When she became a minister’s wife - no easy task by the way - she was an artist, painting the loving kindness of Jesus into her conversations over Bible study, Senior Saints, or other activities. 

 

When she and Arnold were raising a family, she was an artist, pouring out the loving kindness of Christ for her children, grandchildren, and great grandchildren, forming and shaping them in the loving kindness of Christ

 

In recent years, here at Beautiful Savior, Natalie’s artistry could be found in the kind words of a thoughtful, beautifully handwritten card, or a hand-stitched quilt. 

 

Natalie approached life, the same way she approached art: with humility, joy, and the loving kindness of Christ. This is because Natalie found inspiration and joy not only on the canvas and at the pottery wheel, but most of all, in the promises of Jesus. 

 

The kind of promises Paul declares to us in Romans 8: that neither death nor life, nor angels nor rulers, nor things present nor things to come, nor powers, nor height nor depth, nor anything else in all creation, will be able to separate us from the love of God in Christ Jesus our Lord.

 

Promises that our Lord gives in John 14: Let not your hearts be troubled. Believe in God; believe also in me. In my Father's house are many rooms. If it were not so, would I have told you that I go to prepare a place for you? And if I go and prepare a place for you, I will come again and will take you to myself, that where I am you may be also.

 

Promises like we hear in Job. 

“Oh that my words were written!

    Oh that they were inscribed in a book!

Oh that with an iron pen and lead

    they were engraved in the rock forever!

For I know that my Redeemer lives,

    and at the last he will stand upon the earth.
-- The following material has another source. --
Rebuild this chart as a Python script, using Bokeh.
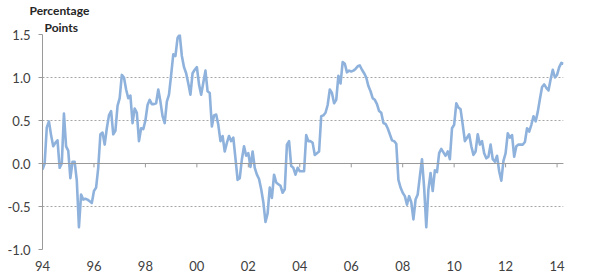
import numpy as np
from bokeh.plotting import figure
from bokeh.models import Range1d, FixedTicker, Span, Title, ColumnDataSource
from bokeh.embed import file_html
from bokeh.resources import INLINE

# Monthly values, Jan 1994 .. Apr 2014 (percentage points)
v1994 = [-0.07, 0.0, 0.42, 0.49, 0.33, 0.2, 0.24, 0.27, -0.05, 0.0, 0.58, 0.2]
v1995 = [0.15, -0.17, 0.02, 0.02, -0.2, -0.74, -0.36, -0.42, -0.41, -0.42, -0.44, -0.46]
v1996 = [-0.32, -0.28, -0.05, 0.34, 0.36, 0.22, 0.41, 0.56, 0.61, 0.34, 0.38, 0.67]
v1997 = [0.76, 1.03, 1.0, 0.86, 0.76, 0.79, 0.47, 0.64, 0.59, 0.26, 0.41, 0.4]
v1998 = [0.5, 0.68, 0.74, 0.69, 0.69, 0.7, 0.86, 0.72, 0.55, 0.47, 0.72, 0.8]
v1999 = [1.03, 1.27, 1.25, 1.46, 1.5, 1.25, 1.12, 1.05, 0.93, 0.8, 1.05, 1.09]
v2000 = [1.12, 0.92, 0.8, 0.94, 1.08, 0.84, 0.82, 0.43, 0.56, 0.57, 0.45, 0.26]
v2001 = [0.32, 0.14, 0.24, 0.32, 0.26, 0.3, 0.06, -0.19, -0.17, 0.05, 0.2, 0.09]
v2002 = [0.12, -0.04, 0.14, -0.05, -0.13, -0.18, -0.3, -0.45, -0.68, -0.58, -0.28, -0.4]
v2003 = [-0.13, -0.22, -0.24, -0.26, -0.34, -0.3, 0.22, 0.26, -0.03, -0.05, -0.13, -0.05]
v2004 = [-0.09, -0.09, -0.09, 0.33, 0.26, 0.26, 0.24, 0.1, 0.12, 0.14, 0.55, 0.56]
v2005 = [0.59, 0.68, 0.86, 0.82, 0.7, 0.74, 1.02, 0.93, 1.18, 1.16, 1.06, 1.08]
v2006 = [1.07, 1.08, 1.1, 1.13, 1.14, 1.09, 1.05, 1.0, 0.9, 0.84, 0.76, 0.74]
v2007 = [0.69, 0.61, 0.59, 0.47, 0.46, 0.41, 0.34, 0.27, 0.26, 0.23, -0.19, -0.28]
v2008 = [-0.34, -0.38, -0.48, -0.38, -0.45, -0.65, -0.42, -0.36, -0.15, 0.05, -0.28, -0.74]
v2009 = [-0.3, -0.11, -0.32, -0.08, -0.1, 0.12, 0.17, 0.13, 0.09, 0.14, 0.05, 0.41]
v2010 = [0.45, 0.7, 0.65, 0.63, 0.45, 0.26, 0.3, 0.34, 0.2, 0.1, 0.14, 0.34]
v2011 = [0.22, 0.26, 0.12, 0.06, 0.08, 0.22, 0.05, 0.02, 0.09, -0.09, -0.2, 0.03]
v2012 = [0.12, 0.35, 0.3, 0.33, 0.08, 0.2, 0.22, 0.22, 0.22, 0.25, 0.41, 0.37]
v2013 = [0.45, 0.55, 0.49, 0.6, 0.75, 0.89, 0.92, 0.88, 0.85, 0.98, 1.09, 1.0]
v2014 = [1.03, 1.12, 1.17, 1.16]

start_year = 1994
tick_years = [1994, 1996, 1998, 2000, 2002, 2004, 2006, 2008, 2010, 2012, 2014]
tick_labels = ["94", "96", "98", "00", "02", "04", "06", "08", "10", "12", "14"]
y_ticks = [-1.0, -0.5, 0.0, 0.5, 1.0, 1.5]
y_labels = ["-1.0", "-0.5", "0.0", "0.5", "1.0", "1.5"]

values = (v1994 + v1995 + v1996 + v1997 + v1998 + v1999 + v2000 + v2001 + v2002
          + v2003 + v2004 + v2005 + v2006 + v2007 + v2008 + v2009 + v2010
          + v2011 + v2012 + v2013 + v2014)
t = start_year + np.arange(len(values)) / 12.0
src = ColumnDataSource(dict(t=t, v=values))

FONT = "Lato"
GRID = "#a6a6a6"
AXIS = "#9a9a9a"
TXT = "#404040"

p = figure(width=589, height=280, output_backend="svg", toolbar_location=None,
           x_range=Range1d(start_year, t[-1]), y_range=Range1d(-1.0, 1.5),
           min_border_left=42, min_border_right=26, min_border_top=34,
           min_border_bottom=31)
p.outline_line_color = None
p.background_fill_color = "white"
p.border_fill_color = "white"

# grid
p.xgrid.grid_line_color = None
p.ygrid.ticker = FixedTicker(ticks=y_ticks)
p.ygrid.grid_line_color = GRID
p.ygrid.grid_line_dash = "2 2"
p.ygrid.grid_line_width = 1

# y axis
p.yaxis.ticker = FixedTicker(ticks=y_ticks)
p.yaxis.major_label_overrides = {k: s for k, s in zip(y_ticks, y_labels)}
p.yaxis.axis_line_color = AXIS
p.yaxis.major_tick_line_color = AXIS
p.yaxis.major_tick_out = 4
p.yaxis.major_tick_in = 0
p.yaxis.minor_tick_line_color = None
p.yaxis.major_label_text_font = FONT
p.yaxis.major_label_text_font_size = "13px"
p.yaxis.major_label_text_color = TXT
p.yaxis.major_label_standoff = 8

# x axis (labels only, at bottom)
p.xaxis.ticker = FixedTicker(ticks=tick_years)
p.xaxis.major_label_overrides = {k: s for k, s in zip(tick_years, tick_labels)}
p.xaxis.axis_line_color = None
p.xaxis.major_tick_line_color = None
p.xaxis.major_tick_out = 0
p.xaxis.major_tick_in = 0
p.xaxis.minor_tick_line_color = None
p.xaxis.major_label_text_font = FONT
p.xaxis.major_label_text_font_size = "13px"
p.xaxis.major_label_text_color = TXT
p.xaxis.major_label_standoff = 11

# zero line with small tick marks (Excel-style axis crossing at 0)
p.add_layout(Span(location=0, dimension="width", line_color=AXIS, line_width=1))
p.segment(x0=tick_years, y0=[0] * len(tick_years), x1=tick_years,
          y1=[-0.045] * len(tick_years), line_color=AXIS, line_width=1)

# series
p.line("t", "v", source=src, line_color="#8eb2dc", line_width=2.6,
       line_join="round")

# axis title (two stacked titles; first added sits closest to the plot)
p.add_layout(Title(text="Points", align="left", offset=2, text_font=FONT,
                   text_font_size="12px", text_font_style="bold",
                   text_color="#262626", standoff=0), "above")
p.add_layout(Title(text="Percentage", align="left", offset=-13, text_font=FONT,
                   text_font_size="12px", text_font_style="bold",
                   text_color="#262626", standoff=0), "above")

open("out.html", "w").write(file_html(p, INLINE))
And after my skin has been thus destroyed,

    yet in my flesh I shall see God. 

 

This was where Natalie’s love of art and creativity came from, where her hope, joy, faith, and love all flowed out of…out of the loving kindness of Christ for her. Natalie knew that all of the gifts of this earthly life, and the gifts of eternal life in Christ were not found in the work and creativity of her hands, but in the work of Christ’s hands. Natalie’s faith rested not in her own artistry and love, but in the great and gracious work of Christ, who by his death and resurrection, brought his new creation to Natalie and to you.

 

Natalie also knew that while God’s work of salvation was won for her on the cross, he had one more masterpiece in mind: the resurrection of the dead and the life everlasting. Natalie’s resurrection. Your resurrection. A real, bodily, physical raising of the dead on the last day. Natalie believed and confessed this mysterious, yet wonderful, comforting promise. That the Lord who knit her together in her mother’s womb would one day call her forth from her resting place in the ground and once again knit a glorified and risen, yet physical body from the grave. That the same Lord who formed Adam from the dust of the earth and breathed into him the breath of life, will raise us from the dust and ashes of our and breath into us the living breath of the new creation.

 

That the same Lord who makes us, along with Natalie a new creation in baptism, will also make all things new when he raises our lowly bodies to be like his glorious body on the Last Day. That the great and gracious Artist, our Lord Jesus himself, will speak his creative, life-giving word as he did at the tomb of Lazarus: awake. Arise. Come forth. Behold, I make all things new.

 

Until that day when faith becomes sight, may the loving kindness of Christ, that filled Natalie’s creative hands, and faith and life with such joy, fill your hands, hearts, and lives with the same love that is in Christ Jesus our Lord.

 

The peace of God which surpasses all understanding will guard and keep your hearts in Christ + Jesus to life everlasting. Amen.